Nice place for a picnic or just to take a break and relax.
Borden Park, named in honour of Sir Robert Laird Borden (1854-1937), the eighth prime minister of Canada, has been an important Edmonton attraction for almost 100 years. In the early part of the last century, as many as 7,000 people would pour into the park on a Sunday to enjoy picnics, baseball and music. Originally known as East End City Park, it was established in 1906. The 21.99-ha. park was renamed following Prime Minister Borden’s visit to Edmonton in 1914. Borden was elected prime minister in 1911 and held office until his retirement in 1920.
One of the city’s first three swimming pools was situated in Borden Park.
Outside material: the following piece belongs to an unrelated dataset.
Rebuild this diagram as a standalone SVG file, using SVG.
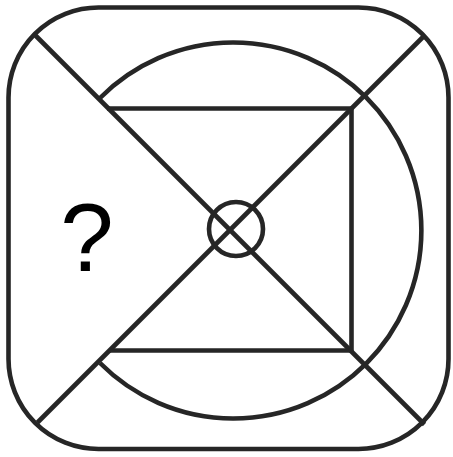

As the Edmonton Journal noted in an article published on September 20, 1924: “The whole pool radiates good humor and innocent enjoyment, and is a fitting reply to those prudes who elevate their eyes to high heaven and deplore the ‘wickedness’ embodied in mixed bathing.” The East End swimming pool, the article continued, “will go a long way towards building up a healthy, vigorous, graceful and clean-minded womanhood.” In addition to the pool, the park was for many years home to the Edmonton Zoo. Among its first animals was a bear cub named Louise. As well, there were two buffalo, two elk, monkeys, coyotes and peacocks. Other park attractions were a tea room and rides, including a carousel, a giant roller coaster and a tunnel-of-love. The latter, in a bow to decorum, was known as “the Old Mill.”
By the mid-1930s, however, the Old Mill had been destroyed by fire and the rides were showing their age. The massive roller coaster, built in 1915 at a cost of $15,000, was dismantled in 1935 and its timbers salvaged by a lumber company. Borden Park has continued to be an important outdoor venue for Edmontonians, though the attractions oftered have changed somewhat since its establishment almost a century ago. In the late 1970s, the park’s bandshell hosted performances by two of the city’s new-wave rock bands, The Silent Movies and Smarties.